[Some records]
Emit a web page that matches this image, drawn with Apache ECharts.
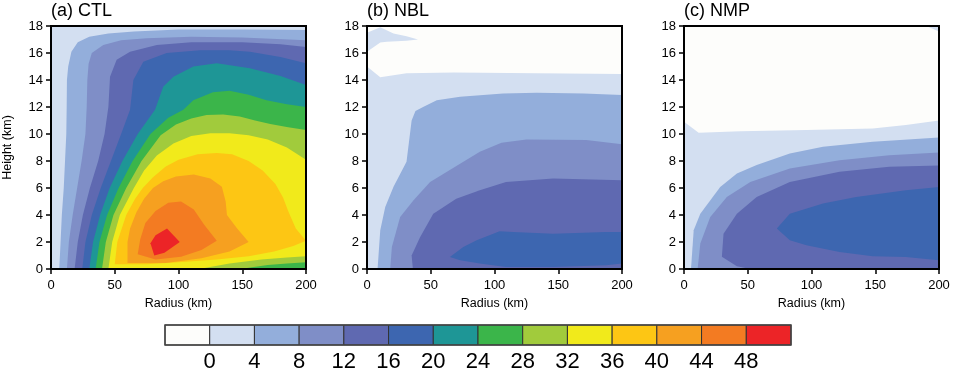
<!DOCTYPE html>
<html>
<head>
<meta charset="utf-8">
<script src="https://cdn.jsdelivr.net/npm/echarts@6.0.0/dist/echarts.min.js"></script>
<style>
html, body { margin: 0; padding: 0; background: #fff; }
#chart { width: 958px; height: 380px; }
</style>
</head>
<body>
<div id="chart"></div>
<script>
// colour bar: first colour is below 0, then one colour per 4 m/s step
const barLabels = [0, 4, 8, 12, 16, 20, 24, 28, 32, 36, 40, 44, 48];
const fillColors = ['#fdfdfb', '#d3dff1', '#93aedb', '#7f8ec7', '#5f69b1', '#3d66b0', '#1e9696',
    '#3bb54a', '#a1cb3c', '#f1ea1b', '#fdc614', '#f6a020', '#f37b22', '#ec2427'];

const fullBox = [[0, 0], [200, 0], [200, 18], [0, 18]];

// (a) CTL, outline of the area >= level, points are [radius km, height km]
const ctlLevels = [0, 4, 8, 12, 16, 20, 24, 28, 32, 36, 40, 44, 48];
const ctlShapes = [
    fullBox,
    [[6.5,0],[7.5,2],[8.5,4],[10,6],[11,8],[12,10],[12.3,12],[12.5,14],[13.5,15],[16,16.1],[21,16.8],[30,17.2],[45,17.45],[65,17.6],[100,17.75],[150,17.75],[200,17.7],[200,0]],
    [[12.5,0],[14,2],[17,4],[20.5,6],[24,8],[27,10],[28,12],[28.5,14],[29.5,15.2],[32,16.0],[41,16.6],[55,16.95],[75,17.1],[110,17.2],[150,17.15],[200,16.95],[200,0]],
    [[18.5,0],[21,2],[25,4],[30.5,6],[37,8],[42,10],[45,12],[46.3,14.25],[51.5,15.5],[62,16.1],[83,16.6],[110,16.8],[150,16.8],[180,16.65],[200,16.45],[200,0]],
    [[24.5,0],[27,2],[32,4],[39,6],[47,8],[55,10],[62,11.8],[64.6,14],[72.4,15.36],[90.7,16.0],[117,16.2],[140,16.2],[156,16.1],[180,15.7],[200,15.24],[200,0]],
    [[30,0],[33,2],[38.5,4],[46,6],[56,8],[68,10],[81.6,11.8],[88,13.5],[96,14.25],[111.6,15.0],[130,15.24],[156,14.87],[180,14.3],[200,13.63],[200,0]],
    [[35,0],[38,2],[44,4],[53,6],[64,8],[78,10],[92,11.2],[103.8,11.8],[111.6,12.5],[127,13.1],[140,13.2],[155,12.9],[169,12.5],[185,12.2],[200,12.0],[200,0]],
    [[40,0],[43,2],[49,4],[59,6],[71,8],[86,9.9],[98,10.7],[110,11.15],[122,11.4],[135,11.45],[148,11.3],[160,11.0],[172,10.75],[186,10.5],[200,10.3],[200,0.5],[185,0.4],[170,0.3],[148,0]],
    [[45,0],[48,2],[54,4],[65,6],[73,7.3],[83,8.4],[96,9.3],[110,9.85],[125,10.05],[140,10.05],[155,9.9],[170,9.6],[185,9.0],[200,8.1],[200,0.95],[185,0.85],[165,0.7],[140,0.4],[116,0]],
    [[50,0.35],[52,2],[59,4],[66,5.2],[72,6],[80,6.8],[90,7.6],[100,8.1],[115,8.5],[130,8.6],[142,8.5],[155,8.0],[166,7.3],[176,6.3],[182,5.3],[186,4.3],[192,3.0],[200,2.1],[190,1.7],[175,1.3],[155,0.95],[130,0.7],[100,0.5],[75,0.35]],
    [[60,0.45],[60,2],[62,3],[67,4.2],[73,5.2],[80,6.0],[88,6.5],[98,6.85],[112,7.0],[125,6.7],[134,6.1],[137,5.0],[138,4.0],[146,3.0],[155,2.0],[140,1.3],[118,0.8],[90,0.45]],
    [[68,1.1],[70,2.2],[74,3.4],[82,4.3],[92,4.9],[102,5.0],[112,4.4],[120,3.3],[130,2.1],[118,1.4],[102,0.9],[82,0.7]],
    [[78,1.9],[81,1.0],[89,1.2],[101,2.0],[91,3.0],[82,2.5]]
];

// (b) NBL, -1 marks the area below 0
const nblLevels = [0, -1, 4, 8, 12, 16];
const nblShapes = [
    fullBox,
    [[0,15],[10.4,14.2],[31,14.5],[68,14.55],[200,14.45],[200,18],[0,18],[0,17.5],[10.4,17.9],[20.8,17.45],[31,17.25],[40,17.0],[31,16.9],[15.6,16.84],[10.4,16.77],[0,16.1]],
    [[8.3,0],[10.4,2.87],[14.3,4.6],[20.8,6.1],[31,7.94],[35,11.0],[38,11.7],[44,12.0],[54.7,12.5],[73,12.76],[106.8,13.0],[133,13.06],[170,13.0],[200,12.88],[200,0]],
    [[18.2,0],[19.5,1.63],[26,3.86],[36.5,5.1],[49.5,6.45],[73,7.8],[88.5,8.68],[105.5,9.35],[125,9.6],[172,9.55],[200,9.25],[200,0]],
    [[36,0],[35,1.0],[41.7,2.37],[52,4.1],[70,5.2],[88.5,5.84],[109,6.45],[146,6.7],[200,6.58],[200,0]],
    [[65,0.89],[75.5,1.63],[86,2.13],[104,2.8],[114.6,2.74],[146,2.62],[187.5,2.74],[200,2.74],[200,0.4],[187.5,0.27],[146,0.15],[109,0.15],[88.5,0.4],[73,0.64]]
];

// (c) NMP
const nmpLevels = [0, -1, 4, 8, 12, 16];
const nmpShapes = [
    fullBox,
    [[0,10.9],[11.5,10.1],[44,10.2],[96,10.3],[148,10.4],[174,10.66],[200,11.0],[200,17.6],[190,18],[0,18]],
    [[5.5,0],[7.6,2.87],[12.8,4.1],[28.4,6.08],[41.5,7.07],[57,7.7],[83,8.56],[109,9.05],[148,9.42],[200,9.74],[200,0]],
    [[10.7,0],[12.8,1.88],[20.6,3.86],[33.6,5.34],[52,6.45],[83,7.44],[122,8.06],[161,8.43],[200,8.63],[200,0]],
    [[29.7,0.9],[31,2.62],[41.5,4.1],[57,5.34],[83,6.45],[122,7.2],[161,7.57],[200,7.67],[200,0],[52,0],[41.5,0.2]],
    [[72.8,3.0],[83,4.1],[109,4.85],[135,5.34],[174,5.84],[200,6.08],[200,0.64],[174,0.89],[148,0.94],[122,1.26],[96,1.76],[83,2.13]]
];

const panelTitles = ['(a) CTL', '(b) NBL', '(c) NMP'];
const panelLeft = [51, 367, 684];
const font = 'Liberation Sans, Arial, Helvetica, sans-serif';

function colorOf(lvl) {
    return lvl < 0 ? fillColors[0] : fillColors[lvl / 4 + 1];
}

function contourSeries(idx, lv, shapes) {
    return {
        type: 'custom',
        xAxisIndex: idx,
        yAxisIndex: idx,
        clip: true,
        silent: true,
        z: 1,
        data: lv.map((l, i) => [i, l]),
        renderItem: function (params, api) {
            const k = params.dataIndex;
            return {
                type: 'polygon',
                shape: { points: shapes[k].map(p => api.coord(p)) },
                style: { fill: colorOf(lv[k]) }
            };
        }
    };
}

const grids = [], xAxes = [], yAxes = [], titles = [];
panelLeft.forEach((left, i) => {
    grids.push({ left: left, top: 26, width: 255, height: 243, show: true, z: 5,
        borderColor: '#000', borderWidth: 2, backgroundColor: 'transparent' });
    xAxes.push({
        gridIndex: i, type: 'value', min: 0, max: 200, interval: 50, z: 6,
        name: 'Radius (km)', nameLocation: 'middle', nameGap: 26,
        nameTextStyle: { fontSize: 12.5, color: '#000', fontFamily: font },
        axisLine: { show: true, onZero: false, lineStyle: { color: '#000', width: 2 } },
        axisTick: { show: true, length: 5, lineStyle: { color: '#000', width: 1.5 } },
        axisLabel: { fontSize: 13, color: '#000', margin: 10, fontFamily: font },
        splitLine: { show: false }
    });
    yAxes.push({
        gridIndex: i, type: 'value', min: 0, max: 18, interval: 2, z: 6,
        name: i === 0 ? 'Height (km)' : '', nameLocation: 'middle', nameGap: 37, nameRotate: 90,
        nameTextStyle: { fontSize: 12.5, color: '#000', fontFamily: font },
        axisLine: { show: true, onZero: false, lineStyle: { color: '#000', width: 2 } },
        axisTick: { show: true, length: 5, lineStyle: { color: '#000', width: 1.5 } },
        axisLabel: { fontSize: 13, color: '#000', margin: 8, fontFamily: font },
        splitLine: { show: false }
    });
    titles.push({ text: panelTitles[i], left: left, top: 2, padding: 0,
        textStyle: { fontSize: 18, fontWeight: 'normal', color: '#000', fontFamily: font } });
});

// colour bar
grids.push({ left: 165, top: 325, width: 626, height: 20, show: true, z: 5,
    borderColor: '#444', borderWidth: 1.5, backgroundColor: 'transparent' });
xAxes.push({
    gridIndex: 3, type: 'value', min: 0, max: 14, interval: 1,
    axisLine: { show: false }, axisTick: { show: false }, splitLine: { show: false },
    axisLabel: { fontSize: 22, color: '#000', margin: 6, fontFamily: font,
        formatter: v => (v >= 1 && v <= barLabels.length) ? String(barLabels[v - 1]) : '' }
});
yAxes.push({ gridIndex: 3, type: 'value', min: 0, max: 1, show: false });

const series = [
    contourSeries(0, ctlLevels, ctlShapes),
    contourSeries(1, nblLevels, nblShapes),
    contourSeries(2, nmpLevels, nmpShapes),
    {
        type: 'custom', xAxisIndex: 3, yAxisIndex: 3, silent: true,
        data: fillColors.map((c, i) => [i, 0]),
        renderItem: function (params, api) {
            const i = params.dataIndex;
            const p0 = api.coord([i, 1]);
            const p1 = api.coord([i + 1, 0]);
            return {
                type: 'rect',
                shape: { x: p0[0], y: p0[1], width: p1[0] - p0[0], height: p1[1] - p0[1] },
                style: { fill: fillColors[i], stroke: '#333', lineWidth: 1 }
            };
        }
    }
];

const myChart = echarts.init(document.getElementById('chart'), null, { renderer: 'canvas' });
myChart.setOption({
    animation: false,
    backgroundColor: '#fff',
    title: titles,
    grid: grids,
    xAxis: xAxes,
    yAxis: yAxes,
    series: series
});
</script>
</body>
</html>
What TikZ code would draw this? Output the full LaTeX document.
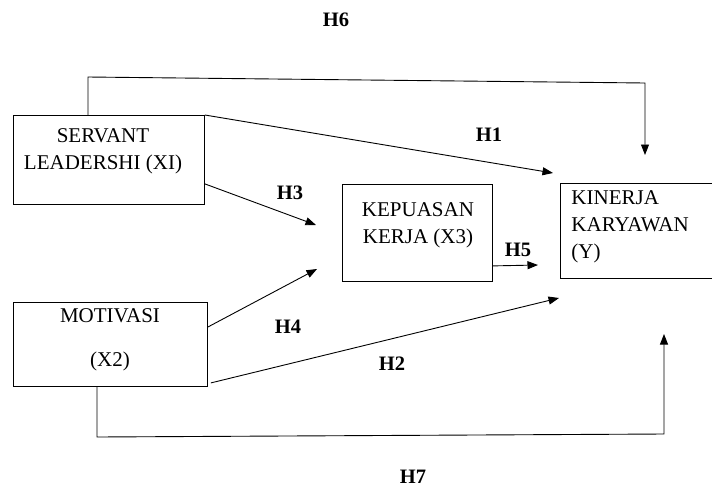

TASK INSTRUCTIONS
Restate, line by line and word for word, everything from the top of the material through the line that contains "const fullBox = [[0, 0], [200, 0], [200, 18], [0, 18]];". Leave pictures out.

RIGHT ANSWER
Emit a web page that matches this image, drawn with Apache ECharts.
<!DOCTYPE html>
<html>
<head>
<meta charset="utf-8">
<script src="https://cdn.jsdelivr.net/npm/echarts@6.0.0/dist/echarts.min.js"></script>
<style>
html, body { margin: 0; padding: 0; background: #fff; }
#chart { width: 958px; height: 380px; }
</style>
</head>
<body>
<div id="chart"></div>
<script>
// colour bar: first colour is below 0, then one colour per 4 m/s step
const barLabels = [0, 4, 8, 12, 16, 20, 24, 28, 32, 36, 40, 44, 48];
const fillColors = ['#fdfdfb', '#d3dff1', '#93aedb', '#7f8ec7', '#5f69b1', '#3d66b0', '#1e9696',
    '#3bb54a', '#a1cb3c', '#f1ea1b', '#fdc614', '#f6a020', '#f37b22', '#ec2427'];

const fullBox = [[0, 0], [200, 0], [200, 18], [0, 18]];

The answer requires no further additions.